Remember the Boston Marathon Bombing?
Immediately after that event, and several times after that, I’ve been asked about how to manage risk in a large crowd environment WROL (without rule of law).
Well, one answer is simple:
Unless you are absolutely required to be in attendance, AVOID large crowded environments.
Of course when there are times when you have limited choice and must venture into that environment, then use good habits of “situational awareness” and adopt a “bias towards action.”
Large groups of people will always attract a certain amount of risk.
Never underestimate the volatility of people in large groups.
Any significant event, even a “perceived” event, can result in a stampede.
People are injured and die every year during Black Friday Sales events when they become victims of a frenzied mob.
I talked to my friend Kevin Reeve, about this alarming subject, and here is what he told me about surviving panicked mobs.
Civil Unrest: How To Survive A Panicked Mob In A W.R.O.L. Scenario!
A fire, an explosion, an active shooter can all create a mob mentality that takes on a life of its own.
The KEY to surviving any event in a crowded venue will depend almost entirely on your ability to control personal panic, to assess the situation, and to take immediate action. If you panic, you drastically increase your odds of injury or death.
Here are a few strategies that will decrease your risk…
1. Maintain Your Awareness
Keep your eyes up, off the smart phone, and scan your environment.
This is can be challenging due to the large volume of people. But try actively scanning.
Look for “out of baseline” behaviors.
People moving upstream, against the flow, for example, are out of baseline.
People moving faster or slower than the baseline, or whose gestures or furtiveness do not match the event, may also be a risk.
2. Identify Specific Threats Or Behaviors
Look for menacing behavior or people who by their looks cause you to feel uncomfortable — and trust your gut.

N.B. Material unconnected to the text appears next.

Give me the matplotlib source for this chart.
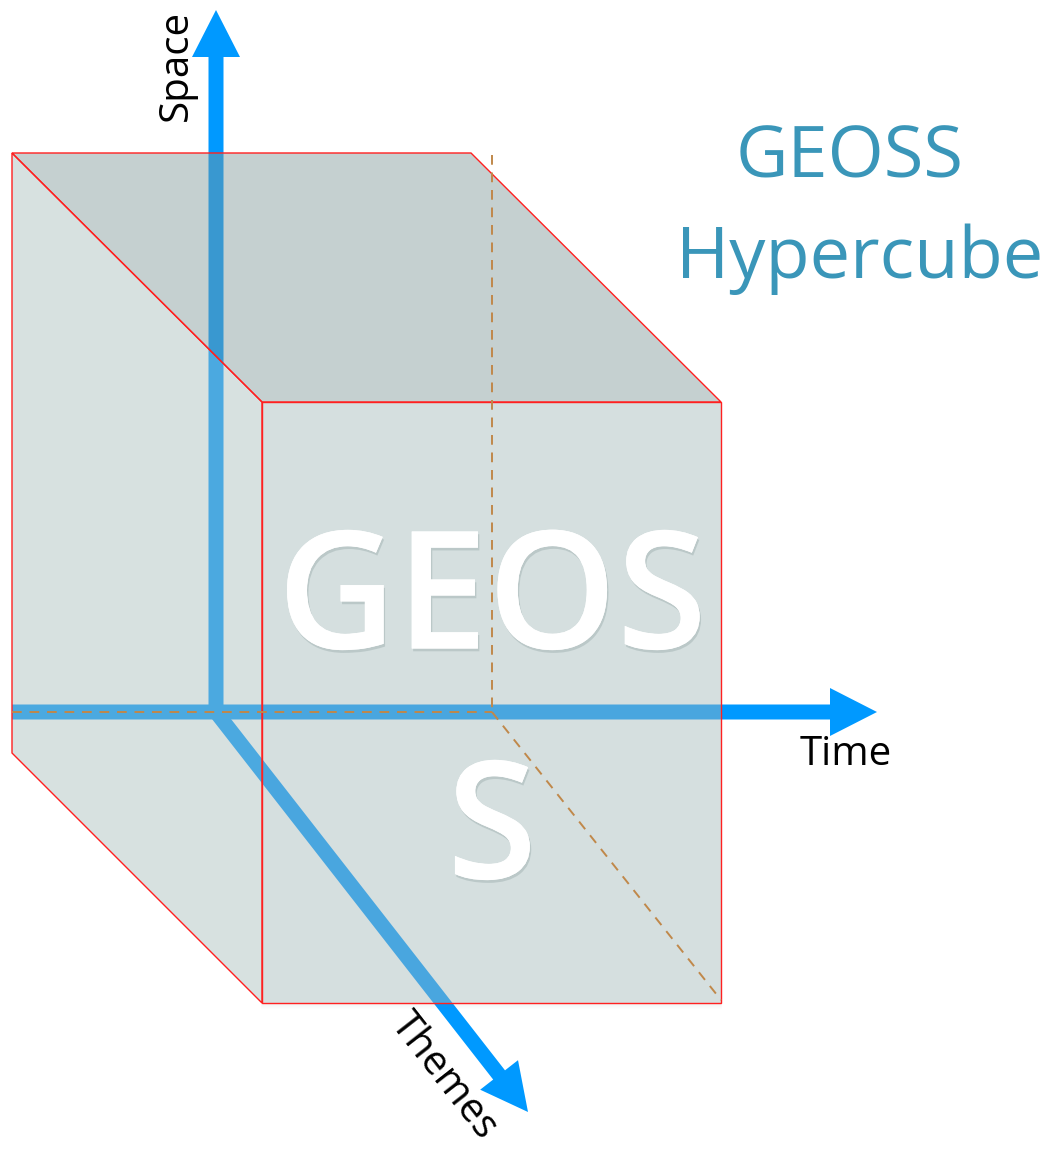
import matplotlib
matplotlib.use("Agg")
import matplotlib.pyplot as plt
from matplotlib.patches import Polygon, FancyArrow
import matplotlib.patheffects as pe

plt.rcParams['font.family'] = ['Open Sans', 'DejaVu Sans']

# cube geometry (pixel space of the reference picture)
top_face = [(12, 153), (471, 153), (721, 402), (262, 402)]
left_face = [(12, 153), (262, 402), (262, 1003), (12, 753)]
front_face = [(262, 402), (721, 402), (721, 1003), (262, 1003)]
face_colors = ['#7f9898', '#a8bdbb', '#a3b8b8']

# hidden edges (dashed)
hidden_x = [[492, 492], [12, 492], [492, 721]]
hidden_y = [[155, 712], [712, 712], [712, 1000]]

# axes arrows: start, end
arrow_start = [(216, 712), (12, 712), (216, 712)]
arrow_end = [(216, 10), (877, 712), (528, 1112)]

axis_labels = ['Space', 'Time', 'Themes']
label_pos = [(177, 65), (846, 755), (443, 1076)]
label_rot = [90, 0, -52]

fig = plt.figure(figsize=(10.53, 11.49), dpi=100)
ax = fig.add_axes([0, 0, 1, 1])
ax.set_xlim(0, 1053)
ax.set_ylim(1149, 0)
ax.set_aspect('equal')
ax.axis('off')

# arrows first, the cube is translucent over them
for (x0, y0), (x1, y1) in zip(arrow_start, arrow_end):
    ax.add_patch(FancyArrow(x0, y0, x1 - x0, y1 - y0, width=15, head_width=48,
                            head_length=47, length_includes_head=True,
                            color='#0099ff', lw=0, zorder=1))

# soft shadow under the cube
for i in range(1, 7):
    ax.plot([262, 721], [1003 + i, 1003 + i], color='gray', alpha=0.05 * (7 - i) / 6,
            lw=1.2, zorder=1.5)

for pts, c in zip([top_face, left_face, front_face], face_colors):
    ax.add_patch(Polygon(pts, closed=True, facecolor=c, alpha=0.45, edgecolor='none', zorder=2))
    ax.add_patch(Polygon(pts, closed=True, facecolor='none', edgecolor='#ff2020', lw=1, zorder=3))

for xs, ys in zip(hidden_x, hidden_y):
    ax.plot(xs, ys, color='#c0884a', lw=1.4, ls=(0, (5, 4)), zorder=4)

for t, (x, y), r in zip(axis_labels, label_pos, label_rot):
    ax.text(x, y, t, fontsize=29, rotation=r, ha='center', va='center',
            color='black', rotation_mode='anchor', zorder=5)

shadow = [pe.withSimplePatchShadow(offset=(1, -2), shadow_rgbFace='#7f9595', alpha=0.3),
          pe.Normal()]
ax.text(492, 606, 'GEOS', fontsize=118, color='white', ha='center', va='center',
        fontweight='semibold', zorder=5, path_effects=shadow)
ax.text(492, 836, 'S', fontsize=118, color='white', ha='center', va='center',
        fontweight='semibold', zorder=5, path_effects=shadow)

ax.text(850, 159, 'GEOSS', fontsize=52, color='#3a96b9', ha='center', va='center')
ax.text(860, 259, 'Hypercube', fontsize=52, color='#3a96b9', ha='center', va='center')

fig.savefig('out.png', dpi=100)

There may be a valid reason why they make you feel uncomfortable.
If you are in proximity, move away.
As always, look for “orphans:” bags or packages without owners.
Alert security if you see them, but do not stand next to them waiting for security to arrive.
3. Identify Exits
Whenever I enter a room, or area, one of the first things I do is scan for exits.
- Are there emergency exits?
- Are they alarmed?
- Are they locked?
- What about windows?
- Can they be opened?
- Is there a heavy object like a chair I can throw through the window?
Most people will bypass emergency exits in close proximity to them to go back to the entrance they came in through.
This behavior has led to many deaths in ballroom and concert fires.
People who are panicking seek the familiar.
Don’t fall into this trap!
4. Identify Cover
Cover refers to safety from fire.
A brick wall may stop bullets, but sheetrock walls will not.
Solid furniture may seem solid, but even a two inch thick oak table will not stop a 9mm round.
You must find something substantial if shooting starts.
The engine block and front axle of a car for example may provide enough cover for one person, but the car door, not so much.
Inside a building, there is generally not much cover, so it’s better to head for an exit.
5. Carry Essential Gear
Essential gear for an outside event includes a water bottle, a first aid kit that includes a tourniquet, a knife, a multitool, and sunglasses (that also provide eye protection).
For an indoor event, add a small pocket flashlight (a smartphone light will not penetrate smoke and haze.
NEVER go out without essential gear.
It’s all you will have on you in an emergency.
6. If It Goes Down, Get OUT
When everything starts happening, you need to leave, no matter what.
- Pick up and carry children.
- Have your family members, (spouse, others with you) grab a hold of your belt.
- Move assertively towards the PRE-SELECTED exit.
Move with the crowd “downstream” but also in a diagonal direction, until can reach a wall inside, or if outside, the edge of the crowd, where you can better control your movement.
Do not be afraid to damage or destroy the fixtures or the building itself to get out, such as breaking open windows or kicking open doors, or breaking locks.
Timidity will not be helpful; your primary concern must be your family.
Once they are safe, you can decide whether to render aid to others.
It is impossible to anticipate every event.
However, most events will precipitate the need to MOVE. MOVEMENT to SAFETY will generally always be your highest priority.
If the event is localized to your immediate vicinity, then safety generally lies elsewhere.